The auto-industry bailout was the perplexing one, blocked as it was by Republicans with a sudden hankering for details.

Details are good. It’s too bad no one asked for them in October, when Congress was writing a $700 billion check to banks. You know, the kind of details that were overlooked and resulted in Bank of America throwing $7 billion at a Chinese bank just weeks after it received $15 billion in bailout money.

Sen. Mitch McConnell didn’t worry back then, but this week he’s been all about crossing the T’s and dotting the I’s.

The sticking point: Exactly when the United Auto Workers would say “uncle.”

The union has been making concessions for two years and already had agreed this month to cut a controversial layoff program. Congressional negotiators wanted more — pay slashed to nonunion levels. Democrats agreed to that as well, then Republicans insisted that it happen sooner. Hence the death of the bill.

It’s a strange world when Republicans let big businesses go down the drain, when people like McConnell, who was willing to scatter money to the winds just months ago, balk at a buyout at less than 5 percent of the value of the bank deal.

Ay, but the financial sector has contributed $4.3 million to McConnell campaigns over the years. The UAW’s not a big fan.

There’s only one other context that makes the Kentucky Republican’s about-face make sense, and that’s a cynical scenario that says a long enough delay will force the automakers into bankruptcy before an overwhelmingly Democratic Congress can stop it.
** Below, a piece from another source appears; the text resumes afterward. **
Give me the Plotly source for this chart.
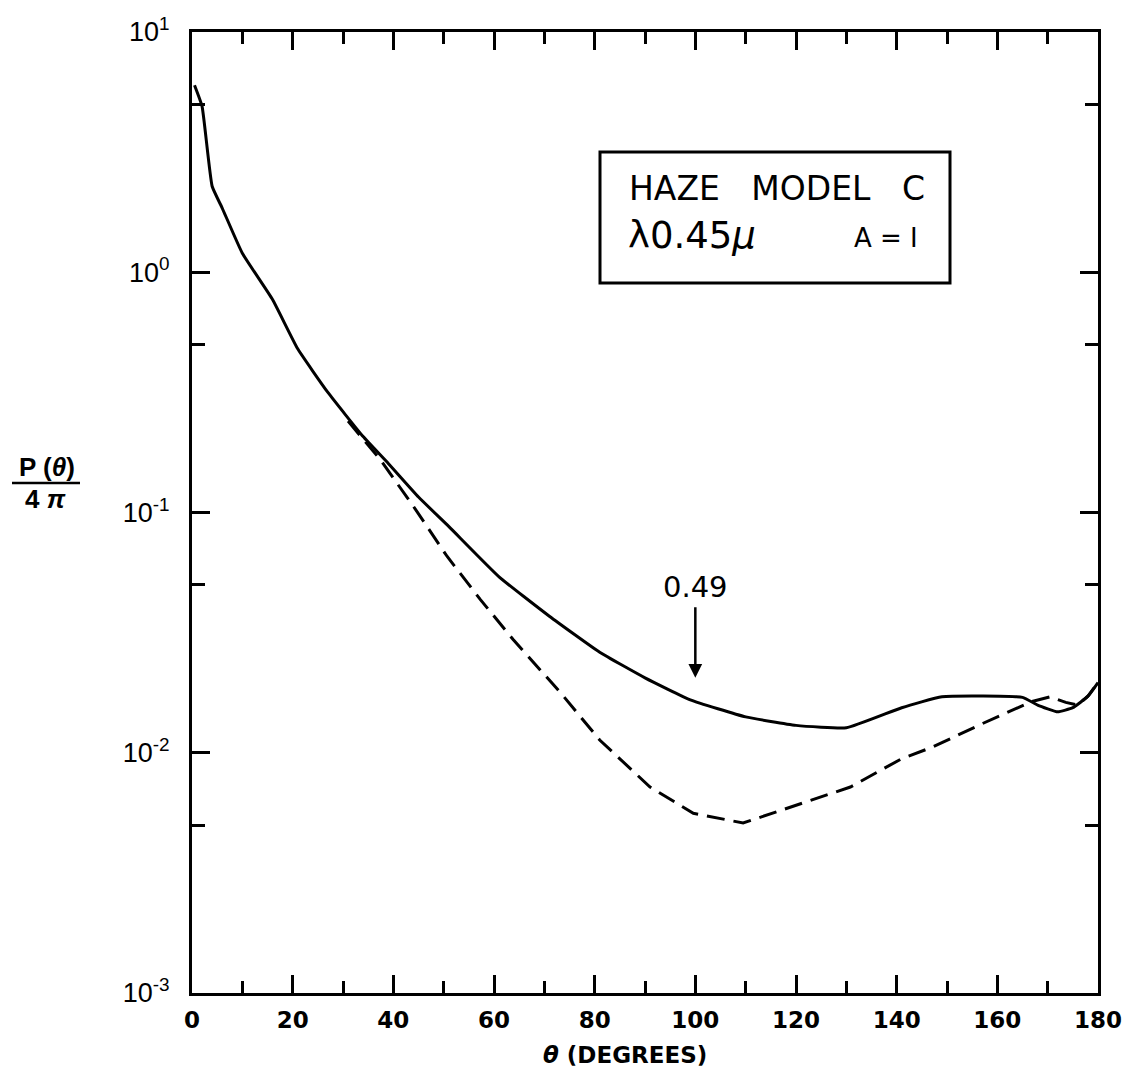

And bankruptcy means another chance to do what McConnell couldn’t this week: blow up union contracts.

It’s a macabre joke on most of us, these demands that rank-and-file workers tighten their belts for the sake of the company’s survival. It’s also an easy demand for companies to make in these times, as workers fear they’ll be the next headed for unemployment.

It’s not as if those being asked to share the pain of the recovery benefited from the boom. The average family remained cinched in like Scarlett O’Hara during Bush years.

The country’s poverty rate climbed from 11.7 percent in 2001 to 12.5 percent in 2007 — the years of the alleged economic expansion, according to an analysis by the Center for Budget and Policy Priorities. At the same time, the median income for working-age households fell $1,001, yet incomes rose 9 percent for the wealthiest Americans.

Yet, for want of a quick-enough union capitulation, Chrysler and GM might be lost.

Because heaven knows all our economic problems are the fault of those greedy workers gouging the company for everything they can get.